To learn more about the Institute of Museum and Library Services National Leadership Grant in support of 3D visualization and virtual reality (VR) technologies, contact Robert H. McDonald, associate dean for Research & Technology Strategies at Indiana University Libraries, and co-principal investigator (PI) at firstname.lastname@example.org
BLOOMINGTON, Ind. – March 2018 kicks off the first of three national, grant-funded forums focused on pioneering new ways of interacting with digital content, thanks to an Institute of Museum and Library Services National Leadership grant awarded to a multi-university partnership in support of three-dimensional visualization and virtual reality technologies (IMLS LG-73-17-0141-17).
“Our collaborative team is at the forefront of digital libraries, and we see 3D and VR content objects as one of the next frontiers in supporting our researchers and research centers," says Robert H. McDonald, associate dean for Research & Technology Strategies at Indiana University Libraries, and co-principal investigator (PI) on the project.
McDonald and his Indiana University colleagues are active partners in the grant-funded team, which also includes leadership from Virginia Tech University Libraries, and the University of Oklahoma Libraries. The $95,024 grant will allow for a series of three national forums on different themes:
- Content Creation and Publishing (Virginia Tech’s Executive Briefing Center in Arlington, VA, in March 2018),
- Visualization and Analysis (University of Oklahoma, in late summer 2018), and,
- Repository Practice and Standards (Big Ten Center in Chicago, IL, anticipated for fall 2018).
Approximately sixty researchers, practitioners, and other leaders in imaging science and engineering, digital preservation, and digital libraries will participate in the forums, aiding in the creation of a roadmap and white paper for library adoption of 3D and VR services.

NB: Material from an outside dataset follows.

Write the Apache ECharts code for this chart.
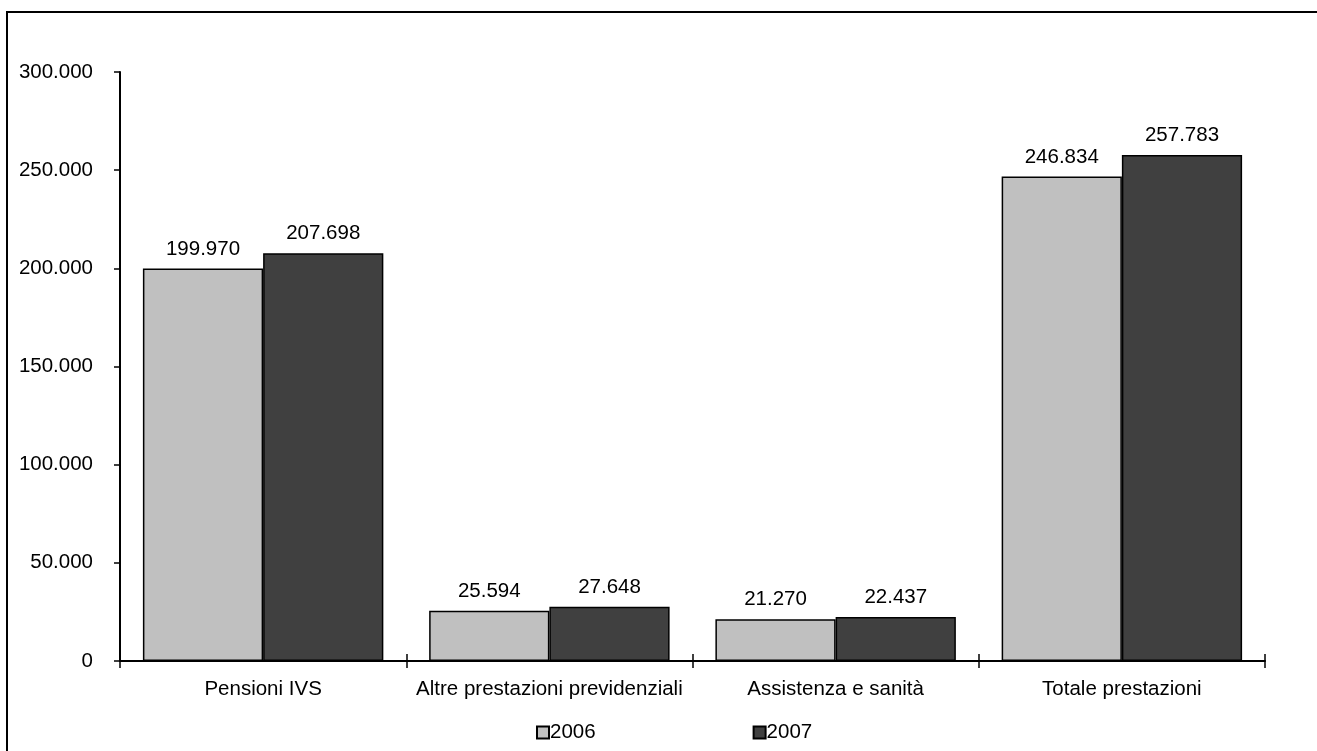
<!DOCTYPE html>
<html><head><meta charset="utf-8">
<script src="https://cdn.jsdelivr.net/npm/echarts@6/dist/echarts.min.js"></script>
<style>html,body{margin:0;padding:0;background:#fff}#c{width:1317px;height:751px}</style>
</head><body><div id="c"></div>
<script>
var categories = ['Pensioni IVS', 'Altre prestazioni previdenziali', 'Assistenza e sanità', 'Totale prestazioni'];
var values2006 = [199970, 25594, 21270, 246834];
var values2007 = [207698, 27648, 22437, 257783];
var seriesNames = ['2006', '2007'];

function fmt(v) {
  return Math.round(v).toString().replace(/\B(?=(\d{3})+(?!\d))/g, '.');
}
var chart = echarts.init(document.getElementById('c'));
var font = 'Liberation Sans, Arial, sans-serif';
var fs = 20.5;
var lbl = {show: true, position: 'top', distance: 9, color: '#000', fontSize: fs, fontFamily: font,
  formatter: function (p) { return fmt(p.value); }};
chart.setOption({
  animation: false,
  textStyle: {fontFamily: font},
  graphic: [{type: 'rect', shape: {x: 7, y: 12, width: 1400, height: 800},
    style: {fill: 'none', stroke: '#000', lineWidth: 2}, silent: true}],
  grid: {left: 120, right: 52, top: 72, bottom: 90},
  legend: {bottom: 3, left: 531, itemGap: 157, itemWidth: 12, itemHeight: 12,
    icon: 'rect', textStyle: {fontSize: fs, color: '#000', fontFamily: font, padding: [0, 0, 0, -4]},
    data: seriesNames},
  xAxis: [{type: 'category', data: categories,
    axisLine: {lineStyle: {color: '#000', width: 2}},
    axisTick: {show: true, length: 7, lineStyle: {color: '#000', width: 1.5}},
    axisLabel: {color: '#000', fontSize: fs, margin: 18, fontFamily: font, interval: 0}},
   {type: 'category', data: categories, position: 'bottom',
    axisLine: {show: false},
    axisTick: {show: true, inside: true, length: 7, lineStyle: {color: '#000', width: 1.5}},
    axisLabel: {show: false}}],
  yAxis: {type: 'value', min: 0, max: 300000, interval: 50000,
    splitLine: {show: false},
    axisLine: {show: true, lineStyle: {color: '#000', width: 2}},
    axisTick: {show: true, length: 6, lineStyle: {color: '#000', width: 1.5}},
    axisLabel: {color: '#000', fontSize: fs, margin: 27, fontFamily: font, formatter: fmt}},
  series: [
    {name: seriesNames[0], type: 'bar', data: values2006, barWidth: '42%', barGap: '0%',
     itemStyle: {color: '#c0c0c0', borderColor: '#000', borderWidth: 1.5}, label: lbl},
    {name: seriesNames[1], type: 'bar', data: values2007, barWidth: '42%', barGap: '0%',
     itemStyle: {color: '#404040', borderColor: '#000', borderWidth: 1.5}, label: lbl}
  ]
});
</script></body></html>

Having witnessed the potential impact of these technologies, McDonald is anticipating significant contributions from the work of the grant team. IU Libraries is already in partnership with Indiana University’s Herbarium and Center for Biological Research Collections to provide limited access to 3D models of biological specimens in a project known as Imago. Scanning allows the group to share 3D objects with researchers from around the world.
New infrastructures are required to effectively introduce 3D and VR into research and pedagogy, says Nathan Hall, associate director of Digital Imaging and Preservation Services at Virginia Tech University Libraries, and co-principal investigator (PI) on the project.
“While many libraries have developed archives and policies for preserving and managing other forms of research data, there is a notable absence of standards and best practices for producing, managing, and preserving 3D content and virtual reality environments,” he explained.
McDonald agrees. He said, “Enabling research, publication, teaching, and re-use of the 3D models can and will lead to the creation of new knowledge for our research teams actively creating this content.”
The project partners share the premise that 3D visualization and VR technologies show great promise for a range of scholarly fields. Hall points out that scientists can make more inferences from 3D digital models than from photos, while humanists can visually represent texts, images, and material artifacts in virtual reality spaces.
Through the forums, the grant leaders hope to address the emerging transdisciplinary challenges crossing arts, sciences, humanities, and engineering; and further the global potential of universities as they assist researchers and developers in creation of sustainable 3D objects and virtual environments.
Founded in 1820, Indiana University is one of the United States’ top public universities. With more than 114,000 students and 9,200 faculty on eight campuses, IU is also one of the largest institutions of higher education in the United States.
Its Bloomington campus is home to Indiana University Libraries, one of the nation’s largest public academic research libraries. IU Libraries partners with every academic department on campus. Materials are digital, visual, audio and print. Over 60,000 journals are offered electronically, and the libraries hold 9.9 million print volumes in 450 languages, and 100,000 films in its Moving Image Archive. A long-time leader in digital library projects, IU Libraries developed wide-ranging initiatives as early as the 1990’s, and recently embarked on the ambitious university-wide Media Digitization and Preservation Initiative. Our visual flagship, the Herman B Wells Library, is one of the busiest academic spaces on campus, recording 2 million visits each year. Its recently opened Scholars’ Commons, Learning Commons and Moving Image Collections and Archives were extensive and visionary renovations that redefine the role and potential of libraries. Other library destinations of particular note are the Lilly Library of rare books and manuscripts and the 6.4-million volume high-density Auxiliary Library Facility (ALF).